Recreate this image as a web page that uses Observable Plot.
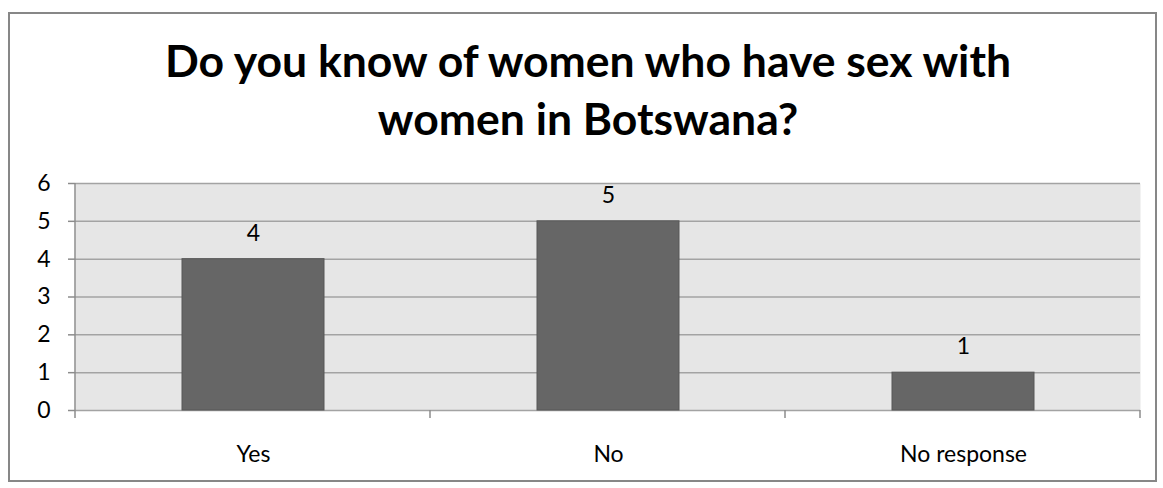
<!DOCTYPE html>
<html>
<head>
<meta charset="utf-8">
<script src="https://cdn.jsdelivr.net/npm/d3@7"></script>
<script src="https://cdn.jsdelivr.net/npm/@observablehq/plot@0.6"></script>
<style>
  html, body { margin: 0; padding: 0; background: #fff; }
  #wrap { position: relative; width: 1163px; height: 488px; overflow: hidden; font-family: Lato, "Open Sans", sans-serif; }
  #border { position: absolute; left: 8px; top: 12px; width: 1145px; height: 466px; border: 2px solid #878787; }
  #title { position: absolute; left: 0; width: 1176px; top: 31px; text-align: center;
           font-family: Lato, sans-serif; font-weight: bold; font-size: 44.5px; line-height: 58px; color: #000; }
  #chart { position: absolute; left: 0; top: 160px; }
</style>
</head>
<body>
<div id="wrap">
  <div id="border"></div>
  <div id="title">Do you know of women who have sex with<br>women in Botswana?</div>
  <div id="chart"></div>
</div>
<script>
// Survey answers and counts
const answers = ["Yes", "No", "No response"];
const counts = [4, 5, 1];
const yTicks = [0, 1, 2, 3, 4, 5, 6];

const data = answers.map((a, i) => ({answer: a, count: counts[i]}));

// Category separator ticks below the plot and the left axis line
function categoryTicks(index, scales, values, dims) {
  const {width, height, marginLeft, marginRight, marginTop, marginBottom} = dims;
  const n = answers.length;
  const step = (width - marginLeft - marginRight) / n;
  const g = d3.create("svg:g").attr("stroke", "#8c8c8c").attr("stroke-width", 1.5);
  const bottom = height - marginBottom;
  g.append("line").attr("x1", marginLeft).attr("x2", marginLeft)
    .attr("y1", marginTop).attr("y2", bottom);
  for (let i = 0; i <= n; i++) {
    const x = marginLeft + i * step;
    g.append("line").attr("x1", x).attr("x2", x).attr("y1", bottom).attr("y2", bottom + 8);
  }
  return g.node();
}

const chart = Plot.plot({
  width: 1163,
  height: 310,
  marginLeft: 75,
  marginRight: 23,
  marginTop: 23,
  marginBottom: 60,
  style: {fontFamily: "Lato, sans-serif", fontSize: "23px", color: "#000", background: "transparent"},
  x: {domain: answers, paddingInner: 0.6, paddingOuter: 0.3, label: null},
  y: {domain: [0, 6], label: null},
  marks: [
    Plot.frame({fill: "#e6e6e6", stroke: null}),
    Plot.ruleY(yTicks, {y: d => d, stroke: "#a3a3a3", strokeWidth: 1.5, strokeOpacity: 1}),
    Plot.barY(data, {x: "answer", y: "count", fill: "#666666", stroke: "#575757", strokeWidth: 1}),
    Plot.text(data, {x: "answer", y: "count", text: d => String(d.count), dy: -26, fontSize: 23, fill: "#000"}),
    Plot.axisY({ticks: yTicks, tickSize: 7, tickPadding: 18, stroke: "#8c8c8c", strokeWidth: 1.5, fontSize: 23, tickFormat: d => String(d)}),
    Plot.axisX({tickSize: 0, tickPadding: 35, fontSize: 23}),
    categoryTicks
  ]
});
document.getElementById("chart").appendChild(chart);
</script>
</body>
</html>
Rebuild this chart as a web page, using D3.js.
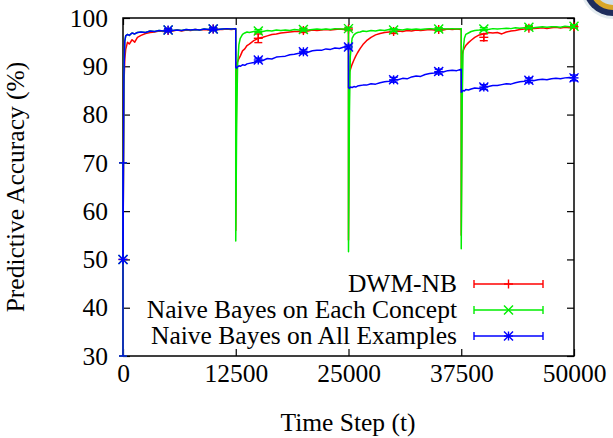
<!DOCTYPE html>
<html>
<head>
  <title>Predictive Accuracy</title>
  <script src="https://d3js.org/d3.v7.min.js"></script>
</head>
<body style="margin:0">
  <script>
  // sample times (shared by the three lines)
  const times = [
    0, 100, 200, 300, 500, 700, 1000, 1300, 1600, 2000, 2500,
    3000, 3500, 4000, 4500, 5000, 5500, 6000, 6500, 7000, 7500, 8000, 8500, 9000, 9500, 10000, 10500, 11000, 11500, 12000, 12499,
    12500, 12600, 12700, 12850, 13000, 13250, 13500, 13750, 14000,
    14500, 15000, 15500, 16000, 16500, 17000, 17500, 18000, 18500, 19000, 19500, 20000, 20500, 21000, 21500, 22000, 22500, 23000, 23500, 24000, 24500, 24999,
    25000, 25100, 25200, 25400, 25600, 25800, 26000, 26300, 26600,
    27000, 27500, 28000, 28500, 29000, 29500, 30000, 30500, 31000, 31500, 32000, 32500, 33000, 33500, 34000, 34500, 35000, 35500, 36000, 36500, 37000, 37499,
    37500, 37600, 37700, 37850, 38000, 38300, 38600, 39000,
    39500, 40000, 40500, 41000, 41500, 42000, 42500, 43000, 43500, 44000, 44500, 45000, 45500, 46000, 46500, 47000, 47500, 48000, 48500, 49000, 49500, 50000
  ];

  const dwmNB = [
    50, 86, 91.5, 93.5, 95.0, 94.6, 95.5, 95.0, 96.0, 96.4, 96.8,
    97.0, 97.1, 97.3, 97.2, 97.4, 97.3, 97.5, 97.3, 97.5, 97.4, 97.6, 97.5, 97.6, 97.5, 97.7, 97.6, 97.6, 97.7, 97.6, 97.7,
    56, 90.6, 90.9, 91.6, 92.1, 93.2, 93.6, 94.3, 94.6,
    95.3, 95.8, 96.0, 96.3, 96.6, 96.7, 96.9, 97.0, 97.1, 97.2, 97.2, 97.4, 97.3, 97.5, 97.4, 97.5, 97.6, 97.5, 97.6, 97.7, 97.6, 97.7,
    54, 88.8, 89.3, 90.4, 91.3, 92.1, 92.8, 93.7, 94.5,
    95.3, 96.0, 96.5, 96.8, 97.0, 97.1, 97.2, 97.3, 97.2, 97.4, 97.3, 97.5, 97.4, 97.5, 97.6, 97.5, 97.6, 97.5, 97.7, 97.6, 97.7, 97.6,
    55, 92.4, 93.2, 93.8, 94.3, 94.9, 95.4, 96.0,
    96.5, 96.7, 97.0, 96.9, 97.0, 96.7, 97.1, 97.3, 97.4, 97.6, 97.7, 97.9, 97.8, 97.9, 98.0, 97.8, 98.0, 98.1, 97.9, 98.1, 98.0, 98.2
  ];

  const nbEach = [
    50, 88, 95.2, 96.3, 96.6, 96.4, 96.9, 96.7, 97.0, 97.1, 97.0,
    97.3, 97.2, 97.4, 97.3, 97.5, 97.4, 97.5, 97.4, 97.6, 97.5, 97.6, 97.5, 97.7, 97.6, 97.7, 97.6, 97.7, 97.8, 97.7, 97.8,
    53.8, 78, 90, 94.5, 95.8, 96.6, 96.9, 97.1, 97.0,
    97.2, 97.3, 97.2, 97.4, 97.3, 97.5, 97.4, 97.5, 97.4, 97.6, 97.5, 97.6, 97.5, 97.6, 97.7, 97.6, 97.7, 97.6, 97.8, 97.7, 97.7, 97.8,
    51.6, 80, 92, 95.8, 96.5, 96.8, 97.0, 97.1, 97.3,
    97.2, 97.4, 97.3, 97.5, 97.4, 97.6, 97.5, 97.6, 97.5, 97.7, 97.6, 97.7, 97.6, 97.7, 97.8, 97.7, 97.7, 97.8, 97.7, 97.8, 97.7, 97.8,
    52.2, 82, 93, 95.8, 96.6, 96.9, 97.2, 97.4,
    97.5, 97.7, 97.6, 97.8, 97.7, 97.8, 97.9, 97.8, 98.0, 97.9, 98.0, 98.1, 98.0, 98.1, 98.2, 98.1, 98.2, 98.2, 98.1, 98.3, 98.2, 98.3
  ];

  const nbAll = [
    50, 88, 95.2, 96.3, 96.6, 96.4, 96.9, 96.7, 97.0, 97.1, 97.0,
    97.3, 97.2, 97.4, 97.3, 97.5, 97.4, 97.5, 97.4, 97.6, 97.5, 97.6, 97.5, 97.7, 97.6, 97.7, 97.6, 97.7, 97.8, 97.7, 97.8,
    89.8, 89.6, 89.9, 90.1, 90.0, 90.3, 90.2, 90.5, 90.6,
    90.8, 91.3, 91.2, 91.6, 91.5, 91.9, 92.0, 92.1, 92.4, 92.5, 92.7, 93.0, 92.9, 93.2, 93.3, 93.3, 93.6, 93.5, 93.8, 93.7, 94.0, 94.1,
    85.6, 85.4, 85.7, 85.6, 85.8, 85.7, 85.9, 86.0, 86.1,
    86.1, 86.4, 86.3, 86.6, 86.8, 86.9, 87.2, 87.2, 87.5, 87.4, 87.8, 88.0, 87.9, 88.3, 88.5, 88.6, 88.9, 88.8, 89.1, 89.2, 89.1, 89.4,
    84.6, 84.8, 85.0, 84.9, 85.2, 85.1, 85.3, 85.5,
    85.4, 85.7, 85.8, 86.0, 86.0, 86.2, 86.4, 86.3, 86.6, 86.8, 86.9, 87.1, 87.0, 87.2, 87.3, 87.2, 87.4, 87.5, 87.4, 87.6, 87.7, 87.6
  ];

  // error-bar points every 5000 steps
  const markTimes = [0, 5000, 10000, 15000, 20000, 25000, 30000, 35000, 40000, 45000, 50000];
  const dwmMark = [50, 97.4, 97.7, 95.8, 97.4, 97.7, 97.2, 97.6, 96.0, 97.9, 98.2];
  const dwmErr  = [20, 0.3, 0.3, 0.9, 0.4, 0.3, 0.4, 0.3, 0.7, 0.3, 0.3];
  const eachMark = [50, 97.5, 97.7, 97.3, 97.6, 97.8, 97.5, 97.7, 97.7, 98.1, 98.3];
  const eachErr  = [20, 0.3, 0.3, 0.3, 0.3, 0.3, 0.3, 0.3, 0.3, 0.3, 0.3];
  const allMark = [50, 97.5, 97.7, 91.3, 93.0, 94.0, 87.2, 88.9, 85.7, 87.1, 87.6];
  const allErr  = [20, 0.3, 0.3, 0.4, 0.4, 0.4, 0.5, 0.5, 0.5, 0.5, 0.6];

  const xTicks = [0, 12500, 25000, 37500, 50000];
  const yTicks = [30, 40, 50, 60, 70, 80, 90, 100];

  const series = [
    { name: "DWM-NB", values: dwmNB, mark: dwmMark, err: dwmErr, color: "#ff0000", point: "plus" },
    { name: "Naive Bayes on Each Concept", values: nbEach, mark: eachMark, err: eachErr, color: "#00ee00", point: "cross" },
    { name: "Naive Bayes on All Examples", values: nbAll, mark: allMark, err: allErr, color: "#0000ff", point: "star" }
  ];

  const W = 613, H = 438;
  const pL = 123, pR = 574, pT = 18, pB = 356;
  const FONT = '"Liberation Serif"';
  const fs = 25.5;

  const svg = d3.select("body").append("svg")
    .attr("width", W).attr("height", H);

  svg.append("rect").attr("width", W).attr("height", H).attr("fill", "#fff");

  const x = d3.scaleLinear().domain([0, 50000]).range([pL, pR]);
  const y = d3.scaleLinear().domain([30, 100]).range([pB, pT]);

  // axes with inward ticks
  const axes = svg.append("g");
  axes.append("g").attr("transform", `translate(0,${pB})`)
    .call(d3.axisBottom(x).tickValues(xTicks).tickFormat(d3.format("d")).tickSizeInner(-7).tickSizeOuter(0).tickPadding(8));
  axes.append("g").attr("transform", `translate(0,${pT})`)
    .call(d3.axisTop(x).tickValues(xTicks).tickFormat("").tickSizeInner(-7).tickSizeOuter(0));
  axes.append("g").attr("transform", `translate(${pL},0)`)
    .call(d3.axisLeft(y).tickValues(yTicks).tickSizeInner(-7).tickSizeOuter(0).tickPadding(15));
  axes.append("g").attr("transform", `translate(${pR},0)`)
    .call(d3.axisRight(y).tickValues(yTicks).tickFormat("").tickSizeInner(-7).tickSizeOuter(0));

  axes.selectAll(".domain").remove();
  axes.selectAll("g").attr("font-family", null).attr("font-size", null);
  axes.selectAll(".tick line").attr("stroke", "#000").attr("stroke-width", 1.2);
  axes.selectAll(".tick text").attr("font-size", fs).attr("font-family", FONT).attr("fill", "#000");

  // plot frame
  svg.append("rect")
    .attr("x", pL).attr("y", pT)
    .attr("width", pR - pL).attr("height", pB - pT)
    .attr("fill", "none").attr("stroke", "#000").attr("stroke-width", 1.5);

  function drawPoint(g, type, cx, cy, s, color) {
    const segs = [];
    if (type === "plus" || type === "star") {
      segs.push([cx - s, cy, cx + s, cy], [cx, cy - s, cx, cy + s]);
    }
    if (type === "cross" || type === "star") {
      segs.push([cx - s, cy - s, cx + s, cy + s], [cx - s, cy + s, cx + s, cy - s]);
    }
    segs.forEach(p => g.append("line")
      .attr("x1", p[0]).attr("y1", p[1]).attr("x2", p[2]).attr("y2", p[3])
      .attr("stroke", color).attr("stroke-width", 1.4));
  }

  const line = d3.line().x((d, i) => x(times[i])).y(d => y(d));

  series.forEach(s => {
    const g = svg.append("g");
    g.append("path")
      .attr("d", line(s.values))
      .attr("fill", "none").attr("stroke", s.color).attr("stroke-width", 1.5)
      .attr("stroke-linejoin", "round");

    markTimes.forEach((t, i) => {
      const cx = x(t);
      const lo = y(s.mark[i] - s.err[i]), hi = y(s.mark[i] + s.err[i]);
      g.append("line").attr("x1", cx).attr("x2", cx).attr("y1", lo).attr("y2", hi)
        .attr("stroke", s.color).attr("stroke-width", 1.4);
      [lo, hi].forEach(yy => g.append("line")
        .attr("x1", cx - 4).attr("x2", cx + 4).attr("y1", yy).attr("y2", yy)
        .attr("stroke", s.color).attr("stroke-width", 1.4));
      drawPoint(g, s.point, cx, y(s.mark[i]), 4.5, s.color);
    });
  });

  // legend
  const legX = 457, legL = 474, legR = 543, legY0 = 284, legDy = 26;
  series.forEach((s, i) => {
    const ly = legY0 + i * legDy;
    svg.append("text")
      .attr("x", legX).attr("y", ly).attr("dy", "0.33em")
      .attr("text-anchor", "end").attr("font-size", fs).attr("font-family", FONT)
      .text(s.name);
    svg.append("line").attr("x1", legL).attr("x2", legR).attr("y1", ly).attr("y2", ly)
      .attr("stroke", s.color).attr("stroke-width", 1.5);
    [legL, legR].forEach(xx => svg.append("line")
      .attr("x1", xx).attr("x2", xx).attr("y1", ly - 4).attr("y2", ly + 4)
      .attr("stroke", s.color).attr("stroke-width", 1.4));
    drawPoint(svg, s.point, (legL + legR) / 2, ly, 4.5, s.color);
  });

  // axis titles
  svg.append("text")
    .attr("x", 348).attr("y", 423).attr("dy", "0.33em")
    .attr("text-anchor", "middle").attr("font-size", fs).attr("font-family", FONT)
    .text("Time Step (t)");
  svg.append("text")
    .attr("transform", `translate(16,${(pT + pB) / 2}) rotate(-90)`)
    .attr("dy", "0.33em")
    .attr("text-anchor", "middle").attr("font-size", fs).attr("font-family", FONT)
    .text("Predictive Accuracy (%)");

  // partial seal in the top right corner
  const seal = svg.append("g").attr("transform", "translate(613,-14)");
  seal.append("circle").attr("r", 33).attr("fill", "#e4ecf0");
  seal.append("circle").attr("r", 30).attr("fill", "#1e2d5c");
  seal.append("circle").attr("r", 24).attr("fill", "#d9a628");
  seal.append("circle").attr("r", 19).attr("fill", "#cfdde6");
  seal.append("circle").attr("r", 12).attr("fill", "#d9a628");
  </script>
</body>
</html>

• Exercise details:
Write out again, exactly, the lines from the start of the listing up to the line containing "const data = answers.map((a, i)", with both ends and without pictures.

• Final result:
Recreate this image as a web page that uses Observable Plot.
<!DOCTYPE html>
<html>
<head>
<meta charset="utf-8">
<script src="https://cdn.jsdelivr.net/npm/d3@7"></script>
<script src="https://cdn.jsdelivr.net/npm/@observablehq/plot@0.6"></script>
<style>
  html, body { margin: 0; padding: 0; background: #fff; }
  #wrap { position: relative; width: 1163px; height: 488px; overflow: hidden; font-family: Lato, "Open Sans", sans-serif; }
  #border { position: absolute; left: 8px; top: 12px; width: 1145px; height: 466px; border: 2px solid #878787; }
  #title { position: absolute; left: 0; width: 1176px; top: 31px; text-align: center;
           font-family: Lato, sans-serif; font-weight: bold; font-size: 44.5px; line-height: 58px; color: #000; }
  #chart { position: absolute; left: 0; top: 160px; }
</style>
</head>
<body>
<div id="wrap">
  <div id="border"></div>
  <div id="title">Do you know of women who have sex with<br>women in Botswana?</div>
  <div id="chart"></div>
</div>
<script>
// Survey answers and counts
const answers = ["Yes", "No", "No response"];
const counts = [4, 5, 1];
const yTicks = [0, 1, 2, 3, 4, 5, 6];

const data = answers.map((a, i) => ({answer: a, count: counts[i]}));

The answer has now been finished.